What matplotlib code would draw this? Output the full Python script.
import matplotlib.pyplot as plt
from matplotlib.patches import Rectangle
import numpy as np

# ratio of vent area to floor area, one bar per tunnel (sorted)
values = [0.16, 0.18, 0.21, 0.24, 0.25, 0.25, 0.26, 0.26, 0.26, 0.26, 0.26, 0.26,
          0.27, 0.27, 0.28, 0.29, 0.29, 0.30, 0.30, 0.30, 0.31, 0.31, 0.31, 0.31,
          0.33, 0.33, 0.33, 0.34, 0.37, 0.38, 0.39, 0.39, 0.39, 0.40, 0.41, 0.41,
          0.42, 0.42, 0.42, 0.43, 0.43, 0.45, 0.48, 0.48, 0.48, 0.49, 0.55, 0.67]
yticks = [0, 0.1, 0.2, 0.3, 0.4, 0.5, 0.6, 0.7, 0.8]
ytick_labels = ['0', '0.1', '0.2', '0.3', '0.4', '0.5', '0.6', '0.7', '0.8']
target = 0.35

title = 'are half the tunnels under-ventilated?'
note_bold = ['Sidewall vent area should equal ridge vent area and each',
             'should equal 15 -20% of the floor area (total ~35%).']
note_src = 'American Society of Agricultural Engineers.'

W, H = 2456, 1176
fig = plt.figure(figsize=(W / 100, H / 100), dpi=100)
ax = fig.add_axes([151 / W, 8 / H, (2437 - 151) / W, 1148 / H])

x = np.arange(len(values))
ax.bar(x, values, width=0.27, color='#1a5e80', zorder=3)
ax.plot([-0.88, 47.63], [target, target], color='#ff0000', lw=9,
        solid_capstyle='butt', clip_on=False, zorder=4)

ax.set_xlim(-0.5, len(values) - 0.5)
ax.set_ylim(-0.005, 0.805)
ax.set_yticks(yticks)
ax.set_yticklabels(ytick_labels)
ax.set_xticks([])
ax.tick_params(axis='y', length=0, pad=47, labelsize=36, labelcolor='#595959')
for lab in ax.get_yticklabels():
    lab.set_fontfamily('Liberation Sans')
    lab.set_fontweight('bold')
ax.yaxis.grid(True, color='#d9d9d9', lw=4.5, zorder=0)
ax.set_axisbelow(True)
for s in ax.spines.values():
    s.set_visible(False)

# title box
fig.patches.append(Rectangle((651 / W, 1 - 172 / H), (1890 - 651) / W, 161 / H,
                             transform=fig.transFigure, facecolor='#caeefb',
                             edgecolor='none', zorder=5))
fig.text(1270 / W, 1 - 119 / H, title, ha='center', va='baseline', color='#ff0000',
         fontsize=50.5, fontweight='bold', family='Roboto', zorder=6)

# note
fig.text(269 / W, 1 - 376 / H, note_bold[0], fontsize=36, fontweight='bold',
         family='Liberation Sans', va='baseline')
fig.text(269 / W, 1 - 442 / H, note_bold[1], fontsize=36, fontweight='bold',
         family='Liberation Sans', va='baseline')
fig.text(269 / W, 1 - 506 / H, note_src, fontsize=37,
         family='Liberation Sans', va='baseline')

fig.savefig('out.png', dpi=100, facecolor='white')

+ + + +

Lines from the start of the material above through the line containing "import numpy as np" are to be duplicated exactly, and only those.

### Complete output
What matplotlib code would draw this? Output the full Python script.
import matplotlib.pyplot as plt
from matplotlib.patches import Rectangle
import numpy as np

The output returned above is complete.